Na família de Mecha, sua relação é de certa superioridade em relação ao marido,
que até mesmo aceita dormir nos quartos dos fundos, talvez não porque seja
oprimido pela figura carrancuda de sua esposa, mas sim por ter objetivos
distintos que a do relacionamento com ela, como por exemplo, sua vaidade. Seu
filho mais novo, Joaquim carrega consigo todos os preconceitos de certa classe
argentina, em relação aos imigrantes descendentes de indígenas, buscando uma
virilidade na qual o afeto é sinal de fraqueza. Já o filho mais velho, José,
que vive com a esposa Mercedes, volta ao saber do acidente da mãe na beira da
piscina. Claramente, ele está fugindo de uma vida que não lhe agrada. Buscando
numa relação que beira ao incesto com sua irmã Veronica, ou ainda o desejo pela
empregada Isa, um retorno a um tempo sem leis ou regras.
Mas
de certo as personagens mais interessantes desse lado são Veronica e Momi. As
duas perambulam pelo enquadramento o tempo inteiro, muitas vezes só com os
olhares. Veronica é que força a própria relação incestuosa com o irmão, com
brincadeiras pueris. Já Momi é fissurada por Isa, fica horas e horas deitada
com a mesma, a tocando pelas beiradas. Sempre com uma efusão sexual, mas sem
nunca se submeter ao sexo. Martel parece trabalhar com personagens que emanam
desejo em seus corpos. São corpos inertes, por vezes em movimento abruptos, mas
sempre carregados dessa tensão, como estivessem a tanto esperando por algo que
nunca se realiza. Por isso, ela os filma tão de perto, com certa oleosidade na
pele, de maneira desengonçada. Momi
ainda tem, assim como sua mãe, uma característica a mais, tendem a permanecer
longos tempos na cama a observar a história da menina santa que produzia
milagres. Talvez o milagre que buscam para movimentar-se.
Já
Tali tem uma relação comum com seu marido, porém ele com certeza é a figura
patriarcal tradicional, comandando as relações. De seus filhos, também quatro,
o mais notório é o pequeno Luciano, sempre a observar situações atentamente.

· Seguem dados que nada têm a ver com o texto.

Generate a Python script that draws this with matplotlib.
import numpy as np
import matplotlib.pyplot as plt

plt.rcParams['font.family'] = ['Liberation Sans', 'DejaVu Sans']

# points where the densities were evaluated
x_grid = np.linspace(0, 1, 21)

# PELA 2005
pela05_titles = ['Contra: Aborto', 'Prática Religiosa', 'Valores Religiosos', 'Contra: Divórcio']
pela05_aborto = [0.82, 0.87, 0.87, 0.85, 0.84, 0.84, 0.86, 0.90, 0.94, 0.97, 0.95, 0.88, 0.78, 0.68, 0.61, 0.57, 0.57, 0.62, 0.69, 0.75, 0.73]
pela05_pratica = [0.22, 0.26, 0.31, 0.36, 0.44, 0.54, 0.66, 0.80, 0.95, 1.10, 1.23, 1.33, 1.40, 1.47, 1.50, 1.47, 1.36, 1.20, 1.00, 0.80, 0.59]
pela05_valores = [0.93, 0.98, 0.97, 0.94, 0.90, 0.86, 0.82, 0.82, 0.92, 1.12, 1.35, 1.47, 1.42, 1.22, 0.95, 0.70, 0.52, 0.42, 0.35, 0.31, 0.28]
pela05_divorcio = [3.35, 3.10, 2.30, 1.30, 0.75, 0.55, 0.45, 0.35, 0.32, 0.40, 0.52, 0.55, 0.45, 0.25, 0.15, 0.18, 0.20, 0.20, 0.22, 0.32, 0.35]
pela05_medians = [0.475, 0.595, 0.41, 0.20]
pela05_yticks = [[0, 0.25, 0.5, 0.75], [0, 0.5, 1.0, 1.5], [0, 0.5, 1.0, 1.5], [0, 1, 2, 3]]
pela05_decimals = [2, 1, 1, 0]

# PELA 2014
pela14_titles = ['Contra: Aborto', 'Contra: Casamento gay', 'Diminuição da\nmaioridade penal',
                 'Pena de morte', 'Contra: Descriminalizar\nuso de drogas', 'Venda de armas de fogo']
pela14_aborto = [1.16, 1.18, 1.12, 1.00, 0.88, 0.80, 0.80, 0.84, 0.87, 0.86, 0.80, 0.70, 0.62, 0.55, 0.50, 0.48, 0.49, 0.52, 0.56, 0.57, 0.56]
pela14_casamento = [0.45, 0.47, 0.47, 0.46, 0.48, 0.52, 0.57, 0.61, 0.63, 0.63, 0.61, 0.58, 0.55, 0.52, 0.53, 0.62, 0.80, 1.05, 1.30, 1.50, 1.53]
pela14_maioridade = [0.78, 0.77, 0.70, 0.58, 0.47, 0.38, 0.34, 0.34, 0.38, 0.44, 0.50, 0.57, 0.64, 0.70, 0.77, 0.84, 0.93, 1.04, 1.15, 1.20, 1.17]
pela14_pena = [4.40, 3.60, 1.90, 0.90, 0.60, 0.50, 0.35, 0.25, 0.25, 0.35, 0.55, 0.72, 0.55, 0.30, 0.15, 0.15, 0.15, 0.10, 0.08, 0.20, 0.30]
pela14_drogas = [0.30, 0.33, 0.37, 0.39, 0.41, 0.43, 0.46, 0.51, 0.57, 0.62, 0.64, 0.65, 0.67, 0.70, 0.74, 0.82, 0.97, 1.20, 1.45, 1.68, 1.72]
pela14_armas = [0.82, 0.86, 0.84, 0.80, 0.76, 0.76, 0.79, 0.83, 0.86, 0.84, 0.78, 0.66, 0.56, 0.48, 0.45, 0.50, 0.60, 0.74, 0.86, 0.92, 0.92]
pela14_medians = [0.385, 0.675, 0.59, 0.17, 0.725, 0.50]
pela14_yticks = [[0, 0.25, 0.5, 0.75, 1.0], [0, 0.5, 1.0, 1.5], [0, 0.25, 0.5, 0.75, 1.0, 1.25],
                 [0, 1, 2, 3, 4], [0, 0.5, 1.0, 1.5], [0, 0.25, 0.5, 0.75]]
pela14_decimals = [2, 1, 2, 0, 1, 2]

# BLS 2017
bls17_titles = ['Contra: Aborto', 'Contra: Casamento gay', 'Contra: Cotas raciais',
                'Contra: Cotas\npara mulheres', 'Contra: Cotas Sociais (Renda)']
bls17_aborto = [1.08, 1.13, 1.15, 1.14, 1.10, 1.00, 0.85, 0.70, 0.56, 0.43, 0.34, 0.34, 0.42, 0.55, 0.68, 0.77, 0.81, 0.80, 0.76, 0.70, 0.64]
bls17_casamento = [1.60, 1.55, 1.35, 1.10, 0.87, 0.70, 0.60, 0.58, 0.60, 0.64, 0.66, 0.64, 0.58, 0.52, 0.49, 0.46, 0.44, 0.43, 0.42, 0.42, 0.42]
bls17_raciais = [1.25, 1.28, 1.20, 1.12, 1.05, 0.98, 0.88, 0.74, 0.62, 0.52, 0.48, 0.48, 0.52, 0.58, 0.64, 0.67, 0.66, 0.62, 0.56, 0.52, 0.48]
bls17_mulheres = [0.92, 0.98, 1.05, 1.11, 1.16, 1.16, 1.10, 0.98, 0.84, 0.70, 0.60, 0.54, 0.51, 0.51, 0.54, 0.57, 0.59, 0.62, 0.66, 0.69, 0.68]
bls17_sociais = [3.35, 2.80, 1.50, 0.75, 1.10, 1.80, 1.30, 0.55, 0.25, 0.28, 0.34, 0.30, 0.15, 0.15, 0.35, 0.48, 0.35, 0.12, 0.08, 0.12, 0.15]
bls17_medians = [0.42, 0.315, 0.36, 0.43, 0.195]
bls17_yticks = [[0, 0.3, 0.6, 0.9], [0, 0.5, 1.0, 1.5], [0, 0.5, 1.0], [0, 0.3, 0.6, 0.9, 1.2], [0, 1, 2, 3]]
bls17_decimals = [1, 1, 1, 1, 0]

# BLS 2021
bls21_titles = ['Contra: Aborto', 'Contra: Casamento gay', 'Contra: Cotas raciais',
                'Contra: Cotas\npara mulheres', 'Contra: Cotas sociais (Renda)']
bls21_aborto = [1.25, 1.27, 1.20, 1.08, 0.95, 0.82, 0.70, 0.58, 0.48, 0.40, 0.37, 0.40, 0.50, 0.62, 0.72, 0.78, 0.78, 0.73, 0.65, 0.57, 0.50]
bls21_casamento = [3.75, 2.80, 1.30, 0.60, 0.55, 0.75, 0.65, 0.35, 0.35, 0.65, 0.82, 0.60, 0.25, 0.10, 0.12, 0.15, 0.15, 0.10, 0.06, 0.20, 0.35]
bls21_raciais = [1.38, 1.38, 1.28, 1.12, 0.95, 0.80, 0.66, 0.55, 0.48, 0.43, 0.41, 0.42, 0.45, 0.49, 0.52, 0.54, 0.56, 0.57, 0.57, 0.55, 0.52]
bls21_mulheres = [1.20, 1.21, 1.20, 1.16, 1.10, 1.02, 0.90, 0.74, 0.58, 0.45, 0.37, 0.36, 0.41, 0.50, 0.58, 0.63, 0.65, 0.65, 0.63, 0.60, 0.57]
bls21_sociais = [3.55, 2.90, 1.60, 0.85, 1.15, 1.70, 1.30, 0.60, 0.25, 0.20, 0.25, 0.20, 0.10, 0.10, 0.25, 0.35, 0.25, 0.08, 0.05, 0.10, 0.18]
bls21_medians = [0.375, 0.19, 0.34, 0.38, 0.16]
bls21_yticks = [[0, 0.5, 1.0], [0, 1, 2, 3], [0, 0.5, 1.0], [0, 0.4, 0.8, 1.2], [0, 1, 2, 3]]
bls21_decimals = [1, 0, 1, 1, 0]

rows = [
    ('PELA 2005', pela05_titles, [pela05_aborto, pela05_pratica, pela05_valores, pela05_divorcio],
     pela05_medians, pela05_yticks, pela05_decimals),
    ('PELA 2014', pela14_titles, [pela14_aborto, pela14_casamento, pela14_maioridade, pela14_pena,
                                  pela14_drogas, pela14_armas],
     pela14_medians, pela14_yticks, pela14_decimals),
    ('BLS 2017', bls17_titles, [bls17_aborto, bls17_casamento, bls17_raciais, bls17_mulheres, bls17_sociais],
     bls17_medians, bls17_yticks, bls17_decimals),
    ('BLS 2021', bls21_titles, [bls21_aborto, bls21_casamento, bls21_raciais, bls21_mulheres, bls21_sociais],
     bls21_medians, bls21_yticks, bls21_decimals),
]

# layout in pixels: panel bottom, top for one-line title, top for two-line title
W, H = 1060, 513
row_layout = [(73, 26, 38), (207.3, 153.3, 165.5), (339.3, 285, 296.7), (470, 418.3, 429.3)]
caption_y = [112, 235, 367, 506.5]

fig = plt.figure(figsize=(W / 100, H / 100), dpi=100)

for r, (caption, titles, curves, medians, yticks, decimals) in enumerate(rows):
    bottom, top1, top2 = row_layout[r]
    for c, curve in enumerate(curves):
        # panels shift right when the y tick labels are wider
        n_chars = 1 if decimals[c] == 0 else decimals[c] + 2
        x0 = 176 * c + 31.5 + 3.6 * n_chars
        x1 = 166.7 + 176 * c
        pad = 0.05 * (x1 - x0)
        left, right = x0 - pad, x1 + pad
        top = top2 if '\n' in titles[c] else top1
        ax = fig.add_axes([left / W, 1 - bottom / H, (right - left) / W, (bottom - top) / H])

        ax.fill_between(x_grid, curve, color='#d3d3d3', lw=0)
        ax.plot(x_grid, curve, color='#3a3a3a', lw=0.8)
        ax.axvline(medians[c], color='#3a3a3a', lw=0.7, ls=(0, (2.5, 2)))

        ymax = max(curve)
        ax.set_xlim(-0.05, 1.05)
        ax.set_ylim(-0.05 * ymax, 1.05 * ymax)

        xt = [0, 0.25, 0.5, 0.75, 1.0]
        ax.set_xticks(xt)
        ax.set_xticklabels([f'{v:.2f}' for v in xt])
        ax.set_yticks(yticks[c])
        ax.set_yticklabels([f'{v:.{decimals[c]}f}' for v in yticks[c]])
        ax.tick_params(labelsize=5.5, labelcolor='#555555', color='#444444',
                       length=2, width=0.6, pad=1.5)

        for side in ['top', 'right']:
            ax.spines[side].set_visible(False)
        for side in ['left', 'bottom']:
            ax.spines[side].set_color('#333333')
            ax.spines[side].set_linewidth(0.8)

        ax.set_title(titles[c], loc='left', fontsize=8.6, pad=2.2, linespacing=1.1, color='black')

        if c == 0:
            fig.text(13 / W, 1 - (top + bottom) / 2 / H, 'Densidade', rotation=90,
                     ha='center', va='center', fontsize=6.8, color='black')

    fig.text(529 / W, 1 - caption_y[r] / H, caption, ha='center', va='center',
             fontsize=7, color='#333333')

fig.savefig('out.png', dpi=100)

Temendo que um dia o cachorro do outro lado de sua casa possa atacá-lo,
derrubando a parede que os separa. A casa dela é muito mais arrumada, o que
mostra certa inconformidade com sua prima, apesar de gostarem uma das outras, a
repudia por sua bagunça mental, porém nunca poderá tomar decisões próprias como
ela.
Em
toda movimentação dos personagens, sejam os primos que se misturam, a casa que
se enche de familiares e empregados, os cachorros, as tartarugas, a própria
vaca, a sujeira, o calor, existe aí algo do latino americano que explode. Não é
à toa o elitismo provinciano, que mostra a força das relações de poder, o amor
de Momi por Isa só se desenvolve numa efetuação de posse, de dominação. Ou
ainda, Veronica pedindo aos jovens indígenas à experimentarem as roupas
masculinas para comprar a seu irmão, objetificando-o com o olhar. É nesse tropicalismo Kafkiano que é possível
ver um rizoma de acontecimentos, que misturarem-se, que se abrem, mas sem nunca
haver uma explicação para tal. O espectador é imerso nesse universo da espera,
da efusão sexual sempre em tom estranho.
É
preciso, ainda, salientar que Martel sempre produz dois filmes, algo como Bazin
costumava dizer sobre Bresson, existe um filme de imagens e um filme de sons. A
força com a os efeitos sonoros se fazem no longa, os grilos, a grama, a água,
ou som do deitar-se na cama e arrastar-se no lençol, são forças que tornam a
imagem tátil, mas contam uma história por si só. A voz da pequena filha de Tali
no ventilador, sendo distorcida, como uma forma de vivenciar o tédio, na
metamorfose do som. Quase sempre é o fora de campo que produz vida em todo o
cenário.
Essa
não é uma jornada de engrandecimento moral, muito menos uma investigação
intelectual. Martell nos coloca dentro de um universo em movimento, em toda sua
duração, com todas as suas entradas diversas.